You’ll want to let the saw do the cutting as much as possible. Better cuts lead to less work farther down the road. You can make multiple cuts easily if you want a different shape.
If you’re looking to polish a rougher chunk then you may just want to slice/grind off any protrusions from the areas you’re looking to polish.
Do as much work with the saw as you can. Petrified wood is a horrible material to work by hand, even a 1/64” modification on a surface can take a lot of time with anything other than a lapidary grinder.
If you have a safe option to use a grinding wheel in the 80 to 200 range to finish the cut it’s a good idea to do so. That said, a safe and effective conversion of a regular bench grinder is beyond the scope of this article and you don’t want to just stick your petrified wood against a dry grinding wheel.
2. Sand in Stages
For smaller stones, hand sanding will be fine. For larger limb casts, I’d consider the use of some kind of wet/dry power sanding. Make sure that any sander you run can be used wet, otherwise a cutting board or piece of glass will work fine to back your sanding paper.
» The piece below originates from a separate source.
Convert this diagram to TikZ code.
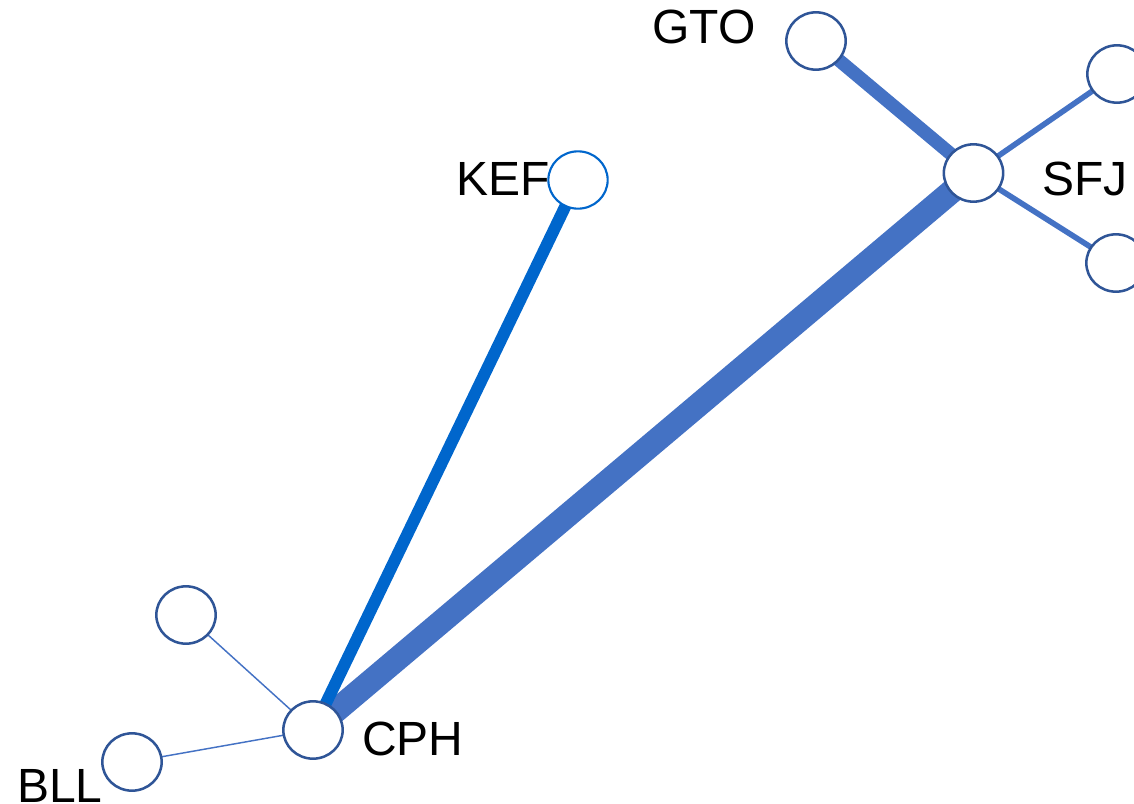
\documentclass[tikz,border=0pt]{standalone}
\usepackage{fontspec}
\setmainfont{Liberation Sans}
\usetikzlibrary{shapes.geometric}
\pgfdeclarelayer{bg}
\pgfsetlayers{bg,main}
\definecolor{edgeblue}{HTML}{4472C4}
\definecolor{kefblue}{HTML}{0066CC}
\definecolor{ringblue}{HTML}{2F5597}
\tikzset{
  airport/.style={ellipse, draw=ringblue, line width=1.9pt, fill=white,
    minimum width=44.5pt, minimum height=43pt, inner sep=0pt},
  kefring/.style={airport, draw=kefblue, line width=1.6pt},
  code/.style={inner sep=0pt, anchor=base west, font=\fontsize{36}{40}\selectfont},
  route/.style={draw=edgeblue, line cap=butt},
}
\begin{document}
\begin{tikzpicture}[x=0.75pt, y=-0.75pt]
\useasboundingbox (0,0) rectangle (1134,803);
\clip (0,0) rectangle (1134,803);
% airports
\node[airport] (gto) at (816,41) {};
\node[airport] (ne)  at (1117,74) {};
\node[airport] (sfj) at (973.5,173) {};
\node[airport] (se)  at (1116,263) {};
\node[kefring] (kef) at (578,180) {};
\node[airport] (cph) at (313,730) {};
\node[airport] (nw)  at (186,615) {};
\node[airport] (bll) at (132,762) {};
% labels
\node[code] (lgto) at (652,43) {GTO};
\node[code] (lkef) at (456,195) {KEF};
\node[code] (lsfj) at (1042,195) {SFJ};
\node[code] (lcph) at (362,755) {CPH};
\node[code] (lbll) at (17,802) {BLL};
% routes
\begin{pgfonlayer}{bg}
\draw[route, line width=18pt] (cph.center) -- (sfj.center);
\draw[route, line width=10pt] (gto.center) -- (sfj.center);
\draw[route, line width=4.2pt] (sfj.center) -- (ne.center);
\draw[route, line width=4.2pt] (sfj.center) -- (se.center);
\draw[draw=kefblue, line width=9pt] (cph.center) -- (kef.center);
\draw[route, line width=1.1pt] (cph.center) -- (nw.center);
\draw[route, line width=1.1pt] (cph.center) -- (bll.center);
\end{pgfonlayer}
\end{tikzpicture}
\end{document}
Start with the lowest grit you have, but I wouldn’t bother under 120. Dip the stone into water repeatedly as you sand, you want to catch it before dry dust starts to spread. You’ll see the mud on the surface of the stone get more and more opaque, I try to dip whenever I see it starting to get a bit thick.
After sanding with your lowest grit, you’ll now move successively through to higher grits. Like agate, petrified wood is not a forgiving material when it comes to scratches from previous grits. Dry the material, wipe off dust with a microfiber cloth, and check for any deep scratches or gouges between each grit.
Move slowly through the grits. Softer stones, like calcite, can often skip grits but I don’t recommend it. Don’t be afraid to go back in grits if you have to. I always give my petrified wood an extra 30 seconds to 1 minute on each grit past where I’m sure I have it. You won’t lose any material doing this and it helps keep things clean.
Continue working through grits at your own pace. Preferably, you’ll be able to get to at least 2000 grit with what you have on hand. I prefer to aim for 3000 grit in my own shop, but the difference is negligible by the end of the process, it just makes polishing a bit faster.
3. Perform Your Final Polish
Your petrified wood should now have a “wet” look to it, even when dried. Make sure you’re happy with the final results of the sanding process, any scratches will still be in the piece after you’re done polishing.
Now, you’ll want to mix a small amount of water and some cerium oxide powder in a container. You just want the material to act as a thick paste, so don’t overdo it. I’ll often use a bottle cap and just stir it with a toothpick to get the right consistency.
You can now charge your wheel with the paste by applying it to the spinning wheel. This works the same with rotary tools.
You can also put the paste directly on the stone and then go after it with your wheel or bob. This works well in some cases, but it’s not aways the best route.
Felt is ideal for using cerium oxide, but cloth wheels will also work if you’re going down that route.
Polish slowly enough to be mindful of the heat that’s being generated. At no point should the surface of the stone become hot enough to be painful to the touch. This isn’t necessarily going to break petrified wood but it’s definitely a part of best practices. Stones like opal will readily shatter when heated too much by a wheel.
No Tools? No Problem
If you don’t have any power tools at all you can use a polishing cloth or piece of chamois to rub the polish in. Make small circles while applying pressure and continue across the surface of the stone repeatedly until you’re happy with the finish.
Once you’re done polishing, the only thing that remains is to find a great spot for your newly polished petrified wood!